Although grown primarily as a foliage plant here, honeybush does flower where it can remain in the ground year-round to flower on the previous year’s wood. It blooms from late winter through spring. Tall terminal, narrow, spike-like racemes of lightly scented brownish crimson to maroon flowers are held well above the foliage.
The tubular flowers produce copious nectar, attracting sunbirds and other nectar-feeding birds that pollinate the flowers in in the wild. The flowers are followed by pale green, papery, bladder-like seed pods containing shiny black seeds.
Use honeybush in beds and borders as a focal point or specimen plant. The architectural quality and coarse texture of the foliage provides dramatic contrast with smaller-leaved annuals or ornamental grasses. It color makes it well suited to a ‘Mediterranean style’ planting and it does quite well in containers. Pair it with dark red or purple flowers for a cool, harmonizing color combination, or mix it with plants with bright red and orange flowers for greater contrast. Use it with plants with purple leaves, such as dark-leaved sedum or heuchera cultivars, and coleus for an interesting foliage-only combination.

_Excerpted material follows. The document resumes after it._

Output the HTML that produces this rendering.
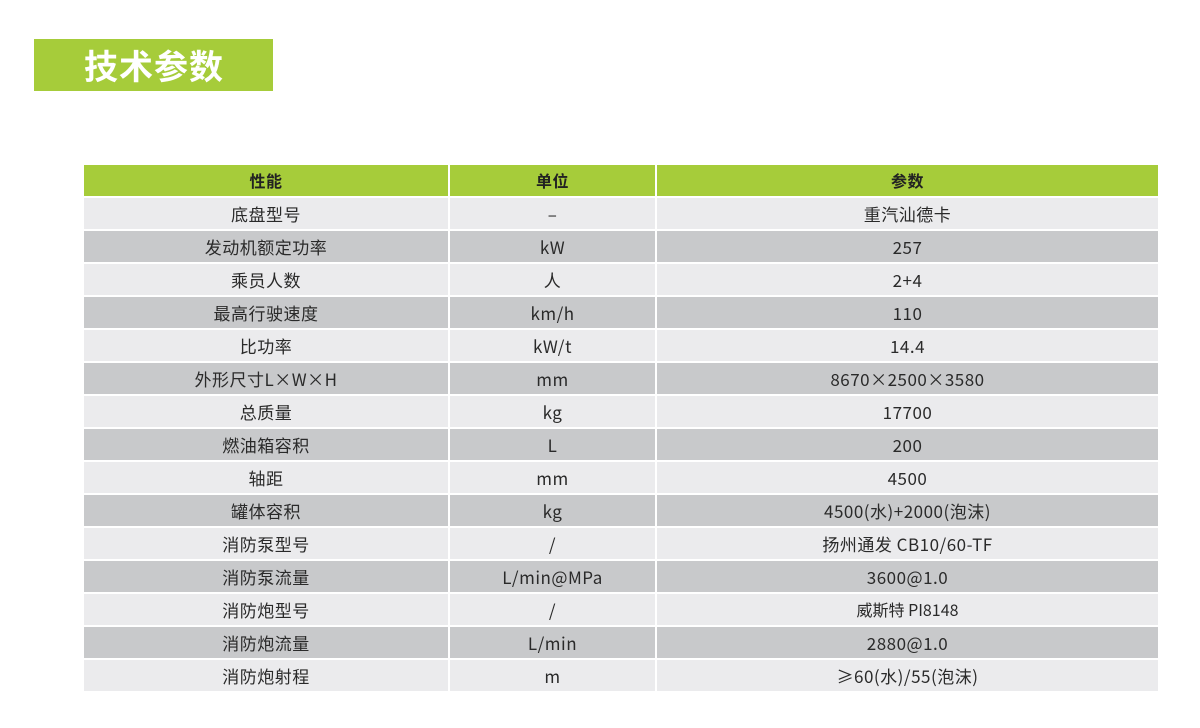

Grow honeybush in full sun to part shade. It does best as an ornamental in moist, fertile soil, although will tolerate lean, dry soil. Protect the plant from excessive wind. Although it is generally treated as an annual in colder climates, plants can be kept in containers over the winter indoors to remain evergreen or in a protected location where temperatures remain above 24ºF; it should resprout from the base. Cut the stems back to three inches just as growth resumes in spring, as it looks better if it is cut to the ground each spring and allowed to grow new foliage even if the old stems survive.
This plant can be propagated from seed or by herbaceous basal cutting in early spring or softwood cuttings taken in spring or summer. Sow seed indoors 6-8 weeks before the last frost. Fresh seed germinates in 3-4 weeks. Keep moist and barely covered with soil, as light enhances germination. Plant outdoors after all threat of frost has passed. Plants grown from seed can be quite variable in color, with foliage ranging from green to silver to gray to blue. Few cultivars are available; ‘Antonow’s Blue’ has powdery blue foliage and is more cold hardy (zone 7) than most and ‘Purple Haze’ is a selection from a nursery in Berkeley, California with finer foliage, a more spreading form, and a purple tinge to the stems and leaves.